In this manner, just as things in nature tell us what they mean to us in action terms, certain products reveal their affordances on the surface of the skin. In addition, to reveal affordances is to reveal the “as follows” of objects in their doing. It is worthy of note that to say “it is done as follows”, as if we were showing how to prune a tree, how to bake a cake and how to dance a tango, always assumes communication is in syntony between at least two interveners. By engaging in a dialogue with us the object tells us, namely, my affordances must be used “as follows”. We may, therefore, deem that there are linguistics forms able to connect with the language of objects, that is, the functional dimension of their design with perception, such as deictics, where there is information regarding the place of enunciation. In other words, the observer’s position determines the position of the objects as a correlative, namely here, this, that, close to, etc. Relative information regarding temporality is also included, namely, now, yesterday, and just now. These forms therefore relate to time, manner and space actancials of doing, whose examples are, namely, mine, here, now, and as follows. In this manner, and by means of the deictics I just itemised, design also has a strategy to flaunt the words of something that belongs to the non-verbal register of the gesture, namely, as follows is the narrative of a gesture. It is evident, that these are not just any gestures, but they bond the words to the performative dimension of acting, when spatial-temporal coordinates of doing incorporated in saying exist.
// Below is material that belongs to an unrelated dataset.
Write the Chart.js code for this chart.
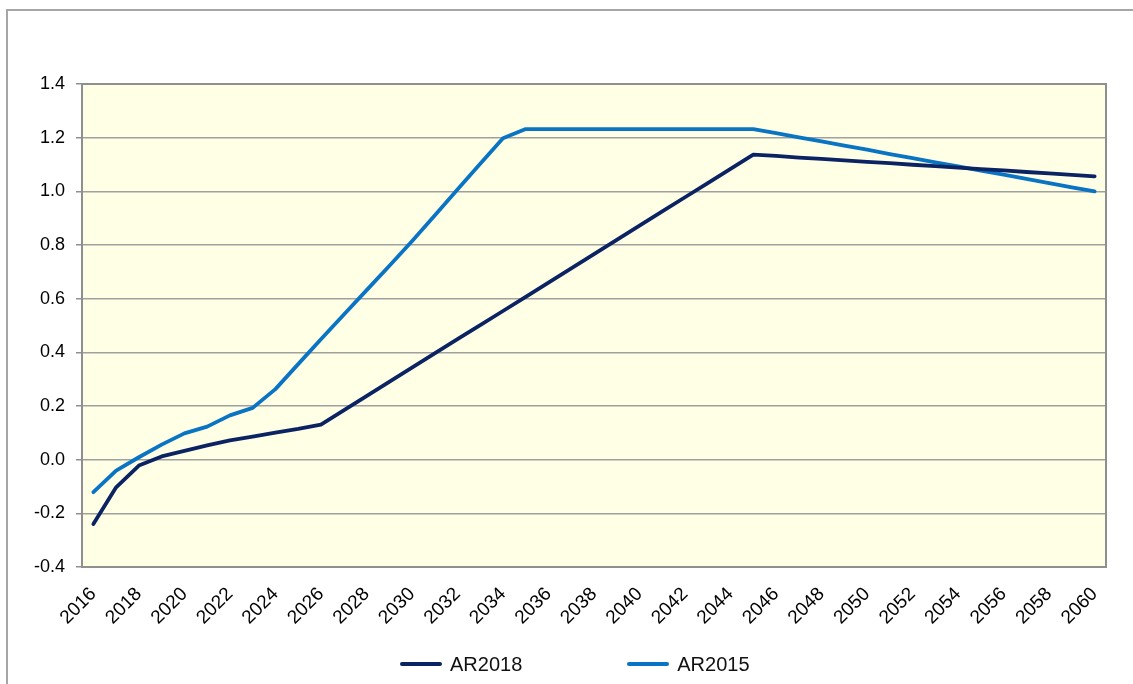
<!DOCTYPE html>
<html>
<head>
<meta charset="utf-8">
<script src="https://cdn.jsdelivr.net/npm/chart.js@4.4.1/dist/chart.umd.min.js"></script>
<style>
  html, body { margin: 0; padding: 0; background: #ffffff; }
  #wrap { position: relative; width: 1133px; height: 684px; overflow: hidden;
          font-family: "Liberation Sans", Arial, sans-serif; }
  #frame { position: absolute; left: 6px; top: 9px; width: 1160px; height: 720px;
           border: 2px solid #a6a6a6; box-sizing: border-box; }
  #chart { position: absolute; left: 0; top: 0; }
  #legend { position: absolute; left: 400px; top: 652px; display: flex; gap: 105px;
            font-size: 20px; color: #111; }
  .item { display: flex; align-items: center; height: 24px; }
  .swatch { width: 42px; height: 4.5px; border-radius: 3px; margin-right: 8px; }
</style>
</head>
<body>
<div id="wrap">
  <div id="frame"></div>
  <canvas id="chart" width="1133" height="684"></canvas>
  <div id="legend"></div>
</div>
<script>
// Years on the category axis
const years = [
  2016, 2017, 2018, 2019, 2020, 2021, 2022, 2023, 2024, 2025,
  2026, 2027, 2028, 2029, 2030, 2031, 2032, 2033, 2034, 2035,
  2036, 2037, 2038, 2039, 2040, 2041, 2042, 2043, 2044, 2045,
  2046, 2047, 2048, 2049, 2050, 2051, 2052, 2053, 2054, 2055,
  2056, 2057, 2058, 2059, 2060
];

// Series names and colours
const seriesNames = ["AR2018", "AR2015"];
const seriesColors = ["#0b2362", "#0a74c4"];

// AR2018 projection
const ar2018 = [
  -0.240, -0.103, -0.022, 0.012, 0.033, 0.053, 0.072, 0.086, 0.101, 0.115,
  0.131, 0.184, 0.237, 0.290, 0.343, 0.396, 0.449, 0.501, 0.554, 0.607,
  0.660, 0.713, 0.766, 0.819, 0.872, 0.925, 0.978, 1.031, 1.084, 1.137,
  1.132, 1.126, 1.121, 1.115, 1.110, 1.105, 1.099, 1.094, 1.088, 1.083,
  1.078, 1.072, 1.067, 1.061, 1.056
];

// AR2015 projection
const ar2015 = [
  -0.121, -0.041, 0.009, 0.056, 0.098, 0.123, 0.165, 0.193, 0.263, 0.356,
  0.449, 0.540, 0.631, 0.722, 0.814, 0.910, 1.007, 1.103, 1.198, 1.232,
  1.232, 1.232, 1.232, 1.232, 1.232, 1.232, 1.232, 1.232, 1.232, 1.232,
  1.217, 1.201, 1.186, 1.170, 1.155, 1.139, 1.124, 1.108, 1.093, 1.077,
  1.062, 1.046, 1.031, 1.015, 1.000
];

// Value axis
const yMin = -0.4, yMax = 1.4, yStep = 0.2;

const seriesValues = [ar2018, ar2015];

// Plot area fill and frame
const plotFrame = {
  id: 'plotFrame',
  beforeDraw(chart) {
    const { ctx, chartArea: a } = chart;
    ctx.save();
    ctx.fillStyle = '#ffffe5';
    ctx.fillRect(a.left, a.top, a.right - a.left, a.bottom - a.top);
    ctx.restore();
  },
  afterDatasetsDraw(chart) {
    const { ctx, chartArea: a } = chart;
    ctx.save();
    ctx.strokeStyle = '#8f8f8f';
    ctx.lineWidth = 2;
    ctx.strokeRect(a.left, a.top, a.right - a.left, a.bottom - a.top);
    ctx.restore();
  }
};

const chart = new Chart(document.getElementById('chart'), {
  type: 'line',
  data: {
    labels: years,
    datasets: seriesNames.map((name, i) => ({
      label: name,
      data: seriesValues[i],
      borderColor: seriesColors[i],
      backgroundColor: seriesColors[i],
      borderWidth: 3.8,
      pointRadius: 0,
      tension: 0,
      borderCapStyle: 'round',
      borderJoinStyle: 'round'
    }))
  },
  options: {
    responsive: false,
    animation: false,
    devicePixelRatio: 1,
    layout: { padding: { top: 84, right: 27, left: 0, bottom: 0 } },
    plugins: {
      legend: { display: false },
      tooltip: { enabled: false }
    },
    scales: {
      x: {
        type: 'category',
        offset: true,
        grid: { display: false, drawTicks: false },
        border: { display: true, color: '#8f8f8f', width: 2 },
        ticks: {
          autoSkip: false,
          minRotation: 45,
          maxRotation: 45,
          padding: 16,
          color: '#000000',
          font: { family: '"Liberation Sans", Arial, sans-serif', size: 19 },
          callback: (v, i) => (i % 2 === 0 ? String(years[i]) : '')
        },
        afterFit(scale) { scale.height = 117; }
      },
      y: {
        min: yMin,
        max: yMax,
        grid: { color: '#a0a0a0', lineWidth: 1.5, tickLength: 6, tickColor: '#8f8f8f' },
        border: { display: true, color: '#8f8f8f', width: 2 },
        ticks: {
          stepSize: yStep,
          padding: 11,
          color: '#000000',
          font: { family: '"Liberation Sans", Arial, sans-serif', size: 18 },
          callback: v => (Math.abs(v) < 1e-9 ? 0 : Number(v)).toFixed(1)
        },
        afterFit(scale) { scale.width = 82; }
      }
    }
  },
  plugins: [plotFrame]
});

// Legend below the chart
const legend = document.getElementById('legend');
chart.data.datasets.forEach(ds => {
  const item = document.createElement('div');
  item.className = 'item';
  const sw = document.createElement('div');
  sw.className = 'swatch';
  sw.style.background = ds.borderColor;
  const txt = document.createElement('span');
  txt.textContent = ds.label;
  item.appendChild(sw);
  item.appendChild(txt);
  legend.appendChild(item);
});
</script>
</body>
</html>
In a world where we are forced to daily dialogue with an almost infinite number of objects, some automatisms regarding use are required. To prevent generation of excessive daily frustrations, objects that have no obvious use, forcing us to memorize, such as the interactive objects, must make their modus faciendi as evident as possible. One of the most productive ways to achieve this is to resort as much possible to the natural topographies as instructions incorporated in actual design. The great efficacy of natural topographies result from discarding the tiresomeness of memorising since it is based on analogy and we know from our own experience, how analogy is intuitive, automatic, allowing speedy reading and easy identification and as a consequence an acting in conformity, and without tiring, allowing performances which give merit to the capacities of the product.
As we have seen, the object only entirely achieves its function if conditions for a topical relation between the body and object are created.
Nevertheless, in order to achieve this purpose one must learn to see and to question, not only the object’s function regarding its “what use does it have?” but also the “as follows” regarding objects. If we do not learn their “as follows” we will never understand anything, we will never be able to recognize a successful design, we will have no criteria on use and purchase, nor will we be able to create objects that are within the parameters regarding which we are syntonized with our surroundings.
If the modus faciendi has been integrated in the Design, then we cannot forget that we are beginning to approach the object as a detonator of instincts, inducing different relationships of proximity and distance according to the type of pregnancy that it holds in our lives, and according to the conviction of desire it is capable of instilling.
Only in this manner is both the narration of the modus faciendi, illustrated as the “as follows”, and the dimension of desire transposed to the spatial-temporal relationship of the object with the subject included in design, namely, the object that is the object of my desire will attempt to be mine, here, now, so that I can enjoy as follows.